▸ **EXERCISE OBJECTIVE**:
Retype the whole listing, please, keeping every line exact and dropping the pictures.
****************
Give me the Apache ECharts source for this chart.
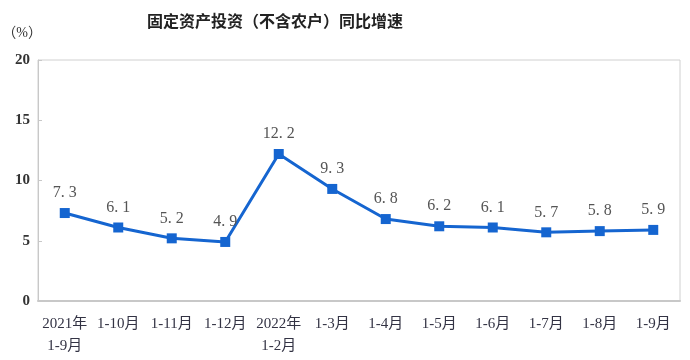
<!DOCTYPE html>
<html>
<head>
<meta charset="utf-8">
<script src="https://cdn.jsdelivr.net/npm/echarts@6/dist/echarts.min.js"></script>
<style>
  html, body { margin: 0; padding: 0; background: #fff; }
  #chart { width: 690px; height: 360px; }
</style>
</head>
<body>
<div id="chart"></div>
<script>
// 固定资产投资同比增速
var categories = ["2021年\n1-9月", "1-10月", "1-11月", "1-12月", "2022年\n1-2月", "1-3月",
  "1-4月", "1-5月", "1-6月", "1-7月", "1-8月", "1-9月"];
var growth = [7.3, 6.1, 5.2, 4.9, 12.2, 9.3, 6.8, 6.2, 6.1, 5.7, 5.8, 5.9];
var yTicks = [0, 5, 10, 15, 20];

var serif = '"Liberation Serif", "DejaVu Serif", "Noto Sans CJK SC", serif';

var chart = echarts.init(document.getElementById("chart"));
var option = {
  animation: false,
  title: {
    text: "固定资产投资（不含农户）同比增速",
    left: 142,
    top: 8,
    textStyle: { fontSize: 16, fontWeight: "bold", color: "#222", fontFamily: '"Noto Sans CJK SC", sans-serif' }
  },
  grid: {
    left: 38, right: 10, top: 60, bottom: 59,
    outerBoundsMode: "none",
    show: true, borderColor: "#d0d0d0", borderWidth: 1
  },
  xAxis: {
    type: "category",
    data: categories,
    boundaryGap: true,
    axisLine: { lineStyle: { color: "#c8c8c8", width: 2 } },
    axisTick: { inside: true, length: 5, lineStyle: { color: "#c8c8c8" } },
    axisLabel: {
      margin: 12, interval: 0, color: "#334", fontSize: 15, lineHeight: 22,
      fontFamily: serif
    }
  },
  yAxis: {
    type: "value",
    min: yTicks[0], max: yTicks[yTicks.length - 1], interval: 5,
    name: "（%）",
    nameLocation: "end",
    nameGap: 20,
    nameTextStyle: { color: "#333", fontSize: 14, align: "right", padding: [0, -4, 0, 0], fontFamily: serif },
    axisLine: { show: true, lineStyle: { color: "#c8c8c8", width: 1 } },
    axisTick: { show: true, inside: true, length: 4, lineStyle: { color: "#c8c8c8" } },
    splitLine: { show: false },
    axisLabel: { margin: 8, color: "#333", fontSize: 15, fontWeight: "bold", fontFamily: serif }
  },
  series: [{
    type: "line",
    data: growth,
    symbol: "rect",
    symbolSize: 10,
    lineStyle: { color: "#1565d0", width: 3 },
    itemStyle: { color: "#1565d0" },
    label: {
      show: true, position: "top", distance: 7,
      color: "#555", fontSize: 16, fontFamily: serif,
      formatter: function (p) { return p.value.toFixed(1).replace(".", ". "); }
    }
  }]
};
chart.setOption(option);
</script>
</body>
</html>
****************
▸ **ANSWER FOR THE TASK**:
Give me the Apache ECharts source for this chart.
<!DOCTYPE html>
<html>
<head>
<meta charset="utf-8">
<script src="https://cdn.jsdelivr.net/npm/echarts@6/dist/echarts.min.js"></script>
<style>
  html, body { margin: 0; padding: 0; background: #fff; }
  #chart { width: 690px; height: 360px; }
</style>
</head>
<body>
<div id="chart"></div>
<script>
// 固定资产投资同比增速
var categories = ["2021年\n1-9月", "1-10月", "1-11月", "1-12月", "2022年\n1-2月", "1-3月",
  "1-4月", "1-5月", "1-6月", "1-7月", "1-8月", "1-9月"];
var growth = [7.3, 6.1, 5.2, 4.9, 12.2, 9.3, 6.8, 6.2, 6.1, 5.7, 5.8, 5.9];
var yTicks = [0, 5, 10, 15, 20];

var serif = '"Liberation Serif", "DejaVu Serif", "Noto Sans CJK SC", serif';

var chart = echarts.init(document.getElementById("chart"));
var option = {
  animation: false,
  title: {
    text: "固定资产投资（不含农户）同比增速",
    left: 142,
    top: 8,
    textStyle: { fontSize: 16, fontWeight: "bold", color: "#222", fontFamily: '"Noto Sans CJK SC", sans-serif' }
  },
  grid: {
    left: 38, right: 10, top: 60, bottom: 59,
    outerBoundsMode: "none",
    show: true, borderColor: "#d0d0d0", borderWidth: 1
  },
  xAxis: {
    type: "category",
    data: categories,
    boundaryGap: true,
    axisLine: { lineStyle: { color: "#c8c8c8", width: 2 } },
    axisTick: { inside: true, length: 5, lineStyle: { color: "#c8c8c8" } },
    axisLabel: {
      margin: 12, interval: 0, color: "#334", fontSize: 15, lineHeight: 22,
      fontFamily: serif
    }
  },
  yAxis: {
    type: "value",
    min: yTicks[0], max: yTicks[yTicks.length - 1], interval: 5,
    name: "（%）",
    nameLocation: "end",
    nameGap: 20,
    nameTextStyle: { color: "#333", fontSize: 14, align: "right", padding: [0, -4, 0, 0], fontFamily: serif },
    axisLine: { show: true, lineStyle: { color: "#c8c8c8", width: 1 } },
    axisTick: { show: true, inside: true, length: 4, lineStyle: { color: "#c8c8c8" } },
    splitLine: { show: false },
    axisLabel: { margin: 8, color: "#333", fontSize: 15, fontWeight: "bold", fontFamily: serif }
  },
  series: [{
    type: "line",
    data: growth,
    symbol: "rect",
    symbolSize: 10,
    lineStyle: { color: "#1565d0", width: 3 },
    itemStyle: { color: "#1565d0" },
    label: {
      show: true, position: "top", distance: 7,
      color: "#555", fontSize: 16, fontFamily: serif,
      formatter: function (p) { return p.value.toFixed(1).replace(".", ". "); }
    }
  }]
};
chart.setOption(option);
</script>
</body>
</html>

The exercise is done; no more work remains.